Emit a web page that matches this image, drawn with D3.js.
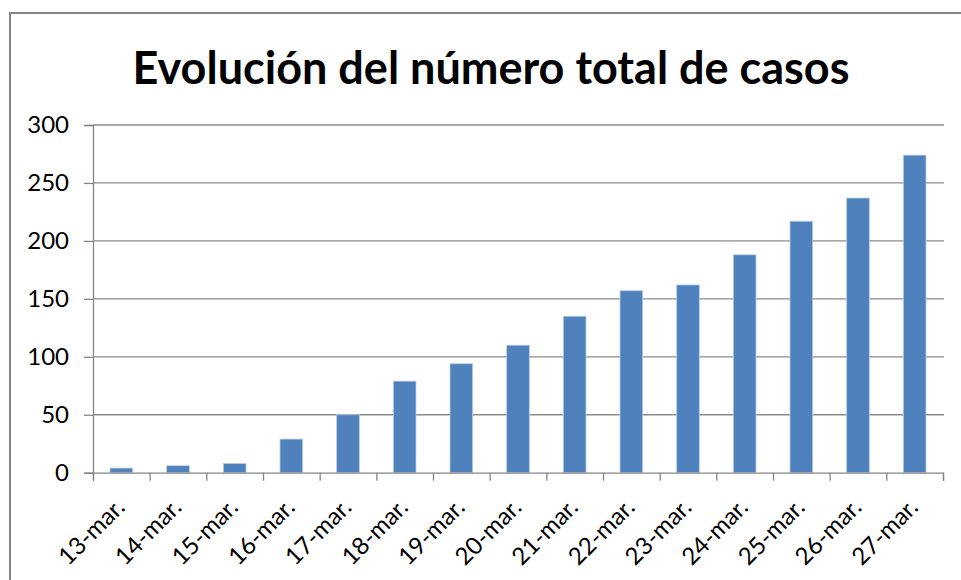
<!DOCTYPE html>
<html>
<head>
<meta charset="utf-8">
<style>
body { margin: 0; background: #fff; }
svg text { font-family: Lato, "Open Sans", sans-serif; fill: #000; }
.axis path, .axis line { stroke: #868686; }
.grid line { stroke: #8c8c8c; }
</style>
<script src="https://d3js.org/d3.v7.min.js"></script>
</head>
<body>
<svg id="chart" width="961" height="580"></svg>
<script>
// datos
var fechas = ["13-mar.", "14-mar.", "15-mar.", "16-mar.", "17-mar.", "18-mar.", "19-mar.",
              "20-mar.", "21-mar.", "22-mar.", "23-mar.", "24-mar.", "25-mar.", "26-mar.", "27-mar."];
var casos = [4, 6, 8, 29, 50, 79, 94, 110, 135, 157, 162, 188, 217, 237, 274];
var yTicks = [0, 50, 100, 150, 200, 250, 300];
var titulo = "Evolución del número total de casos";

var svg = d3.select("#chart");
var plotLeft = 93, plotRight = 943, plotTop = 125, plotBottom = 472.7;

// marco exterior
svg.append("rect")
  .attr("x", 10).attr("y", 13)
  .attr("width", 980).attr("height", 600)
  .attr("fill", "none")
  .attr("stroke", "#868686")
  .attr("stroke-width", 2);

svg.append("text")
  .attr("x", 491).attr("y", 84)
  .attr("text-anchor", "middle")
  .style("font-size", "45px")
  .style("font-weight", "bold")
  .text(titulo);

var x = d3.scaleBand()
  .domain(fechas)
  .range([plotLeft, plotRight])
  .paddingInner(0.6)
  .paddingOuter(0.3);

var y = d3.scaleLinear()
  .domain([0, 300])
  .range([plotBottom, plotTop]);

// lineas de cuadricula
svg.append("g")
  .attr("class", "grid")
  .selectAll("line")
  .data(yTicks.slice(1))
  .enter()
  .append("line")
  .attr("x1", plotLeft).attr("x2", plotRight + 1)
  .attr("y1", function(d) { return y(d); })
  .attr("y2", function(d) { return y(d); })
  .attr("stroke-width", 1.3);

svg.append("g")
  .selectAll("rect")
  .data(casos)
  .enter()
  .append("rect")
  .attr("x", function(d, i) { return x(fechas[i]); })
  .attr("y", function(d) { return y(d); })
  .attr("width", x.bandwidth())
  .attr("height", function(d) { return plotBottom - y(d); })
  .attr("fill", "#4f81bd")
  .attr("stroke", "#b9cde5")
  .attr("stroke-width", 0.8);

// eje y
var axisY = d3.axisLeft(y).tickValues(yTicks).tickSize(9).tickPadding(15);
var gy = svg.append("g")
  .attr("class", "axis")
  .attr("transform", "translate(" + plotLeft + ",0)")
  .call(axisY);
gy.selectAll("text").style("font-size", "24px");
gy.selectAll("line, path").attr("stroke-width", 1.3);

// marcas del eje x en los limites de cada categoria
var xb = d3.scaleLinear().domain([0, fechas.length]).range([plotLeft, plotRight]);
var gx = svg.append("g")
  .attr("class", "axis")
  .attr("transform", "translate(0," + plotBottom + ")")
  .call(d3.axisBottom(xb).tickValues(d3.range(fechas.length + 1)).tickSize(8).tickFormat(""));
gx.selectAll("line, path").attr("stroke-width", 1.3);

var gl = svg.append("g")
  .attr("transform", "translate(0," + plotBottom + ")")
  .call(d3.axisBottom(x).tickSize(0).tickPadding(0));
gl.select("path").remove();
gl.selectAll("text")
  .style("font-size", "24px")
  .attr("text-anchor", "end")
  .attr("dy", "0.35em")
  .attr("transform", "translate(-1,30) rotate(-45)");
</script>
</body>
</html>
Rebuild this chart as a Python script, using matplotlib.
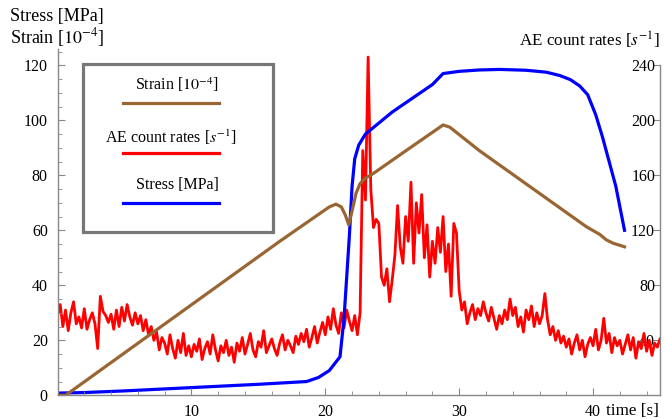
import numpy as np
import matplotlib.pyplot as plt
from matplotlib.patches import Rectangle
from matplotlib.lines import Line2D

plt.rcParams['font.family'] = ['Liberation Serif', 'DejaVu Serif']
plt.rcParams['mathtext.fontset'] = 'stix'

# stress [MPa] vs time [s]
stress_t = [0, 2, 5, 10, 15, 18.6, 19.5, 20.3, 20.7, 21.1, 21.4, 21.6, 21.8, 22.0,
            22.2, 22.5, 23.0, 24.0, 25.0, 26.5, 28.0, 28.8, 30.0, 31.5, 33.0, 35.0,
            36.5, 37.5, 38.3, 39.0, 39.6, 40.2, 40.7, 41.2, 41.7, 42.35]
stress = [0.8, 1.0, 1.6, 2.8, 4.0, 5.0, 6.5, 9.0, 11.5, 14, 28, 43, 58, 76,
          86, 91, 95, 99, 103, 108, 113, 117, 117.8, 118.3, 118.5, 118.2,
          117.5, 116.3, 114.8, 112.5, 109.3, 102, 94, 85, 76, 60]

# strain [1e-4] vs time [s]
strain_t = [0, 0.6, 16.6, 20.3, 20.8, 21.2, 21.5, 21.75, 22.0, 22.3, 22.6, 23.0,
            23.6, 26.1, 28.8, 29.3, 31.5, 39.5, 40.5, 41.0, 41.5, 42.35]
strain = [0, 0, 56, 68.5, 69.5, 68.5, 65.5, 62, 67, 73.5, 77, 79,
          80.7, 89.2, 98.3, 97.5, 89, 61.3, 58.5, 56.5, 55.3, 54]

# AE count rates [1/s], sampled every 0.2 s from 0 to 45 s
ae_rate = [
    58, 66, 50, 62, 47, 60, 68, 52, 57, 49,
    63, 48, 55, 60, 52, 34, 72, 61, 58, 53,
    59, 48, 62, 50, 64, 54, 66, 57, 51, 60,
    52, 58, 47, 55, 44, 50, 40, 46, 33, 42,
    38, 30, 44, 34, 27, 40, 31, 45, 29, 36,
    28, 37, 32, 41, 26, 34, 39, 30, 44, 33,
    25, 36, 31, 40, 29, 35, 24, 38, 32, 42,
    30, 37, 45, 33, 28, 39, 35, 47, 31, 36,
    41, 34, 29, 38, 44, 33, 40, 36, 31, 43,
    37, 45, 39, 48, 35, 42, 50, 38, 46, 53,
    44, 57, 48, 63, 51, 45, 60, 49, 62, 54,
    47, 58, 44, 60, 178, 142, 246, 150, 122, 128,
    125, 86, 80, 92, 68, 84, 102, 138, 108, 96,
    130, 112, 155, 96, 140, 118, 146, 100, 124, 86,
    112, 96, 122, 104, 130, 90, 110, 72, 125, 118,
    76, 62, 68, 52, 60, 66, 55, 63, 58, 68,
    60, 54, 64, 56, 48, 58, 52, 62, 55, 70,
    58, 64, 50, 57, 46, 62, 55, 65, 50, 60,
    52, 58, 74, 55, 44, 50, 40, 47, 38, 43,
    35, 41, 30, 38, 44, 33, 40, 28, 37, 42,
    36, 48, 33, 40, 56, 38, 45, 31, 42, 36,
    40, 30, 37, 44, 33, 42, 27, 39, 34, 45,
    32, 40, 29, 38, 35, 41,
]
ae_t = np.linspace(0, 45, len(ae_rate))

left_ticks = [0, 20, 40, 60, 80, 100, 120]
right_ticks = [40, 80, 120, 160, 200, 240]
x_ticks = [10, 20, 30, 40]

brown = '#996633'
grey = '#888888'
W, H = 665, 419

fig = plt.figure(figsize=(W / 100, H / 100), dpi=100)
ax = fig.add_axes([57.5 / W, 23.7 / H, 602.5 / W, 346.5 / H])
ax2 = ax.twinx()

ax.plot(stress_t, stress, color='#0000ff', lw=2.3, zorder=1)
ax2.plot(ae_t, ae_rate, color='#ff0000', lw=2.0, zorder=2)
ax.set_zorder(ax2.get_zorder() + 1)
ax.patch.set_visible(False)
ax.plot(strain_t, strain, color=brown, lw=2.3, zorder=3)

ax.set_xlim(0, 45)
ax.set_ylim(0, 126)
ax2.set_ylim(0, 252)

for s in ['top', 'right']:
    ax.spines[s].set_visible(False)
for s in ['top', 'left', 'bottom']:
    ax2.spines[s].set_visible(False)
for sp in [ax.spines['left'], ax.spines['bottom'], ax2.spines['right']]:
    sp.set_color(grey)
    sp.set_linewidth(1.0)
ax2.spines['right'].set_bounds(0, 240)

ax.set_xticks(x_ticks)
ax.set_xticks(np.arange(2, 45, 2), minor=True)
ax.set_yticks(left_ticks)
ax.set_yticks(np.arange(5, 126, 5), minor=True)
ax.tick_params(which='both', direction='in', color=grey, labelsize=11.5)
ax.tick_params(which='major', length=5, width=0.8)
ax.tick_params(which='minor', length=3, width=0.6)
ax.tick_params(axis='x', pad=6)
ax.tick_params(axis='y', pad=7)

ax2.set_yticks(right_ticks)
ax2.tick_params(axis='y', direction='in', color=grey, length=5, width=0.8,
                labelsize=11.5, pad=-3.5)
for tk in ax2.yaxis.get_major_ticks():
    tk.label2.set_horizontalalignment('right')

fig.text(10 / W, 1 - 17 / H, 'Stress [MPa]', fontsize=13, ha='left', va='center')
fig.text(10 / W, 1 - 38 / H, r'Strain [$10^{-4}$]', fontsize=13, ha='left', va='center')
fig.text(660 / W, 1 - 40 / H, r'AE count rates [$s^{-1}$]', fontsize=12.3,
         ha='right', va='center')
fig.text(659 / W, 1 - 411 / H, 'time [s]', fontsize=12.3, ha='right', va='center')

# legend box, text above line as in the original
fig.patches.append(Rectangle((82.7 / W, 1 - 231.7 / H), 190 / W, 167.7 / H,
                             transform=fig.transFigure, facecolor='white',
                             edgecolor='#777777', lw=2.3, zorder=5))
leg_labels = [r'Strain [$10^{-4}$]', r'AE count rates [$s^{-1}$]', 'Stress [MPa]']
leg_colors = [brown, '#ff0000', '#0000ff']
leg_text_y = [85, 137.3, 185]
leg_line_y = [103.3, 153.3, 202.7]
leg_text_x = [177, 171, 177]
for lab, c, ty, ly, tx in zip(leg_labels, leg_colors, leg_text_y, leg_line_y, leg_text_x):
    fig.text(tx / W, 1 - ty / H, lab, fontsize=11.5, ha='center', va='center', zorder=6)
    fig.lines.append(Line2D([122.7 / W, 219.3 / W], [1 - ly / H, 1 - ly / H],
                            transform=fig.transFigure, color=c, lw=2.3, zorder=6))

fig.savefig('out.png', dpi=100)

•••••

Starting at the first line of the entries, restate word for word everything through the line that holds "del número total", both ends included, but omit any pictures.

◆ Exercise answer
Emit a web page that matches this image, drawn with D3.js.
<!DOCTYPE html>
<html>
<head>
<meta charset="utf-8">
<style>
body { margin: 0; background: #fff; }
svg text { font-family: Lato, "Open Sans", sans-serif; fill: #000; }
.axis path, .axis line { stroke: #868686; }
.grid line { stroke: #8c8c8c; }
</style>
<script src="https://d3js.org/d3.v7.min.js"></script>
</head>
<body>
<svg id="chart" width="961" height="580"></svg>
<script>
// datos
var fechas = ["13-mar.", "14-mar.", "15-mar.", "16-mar.", "17-mar.", "18-mar.", "19-mar.",
              "20-mar.", "21-mar.", "22-mar.", "23-mar.", "24-mar.", "25-mar.", "26-mar.", "27-mar."];
var casos = [4, 6, 8, 29, 50, 79, 94, 110, 135, 157, 162, 188, 217, 237, 274];
var yTicks = [0, 50, 100, 150, 200, 250, 300];
var titulo = "Evolución del número total de casos";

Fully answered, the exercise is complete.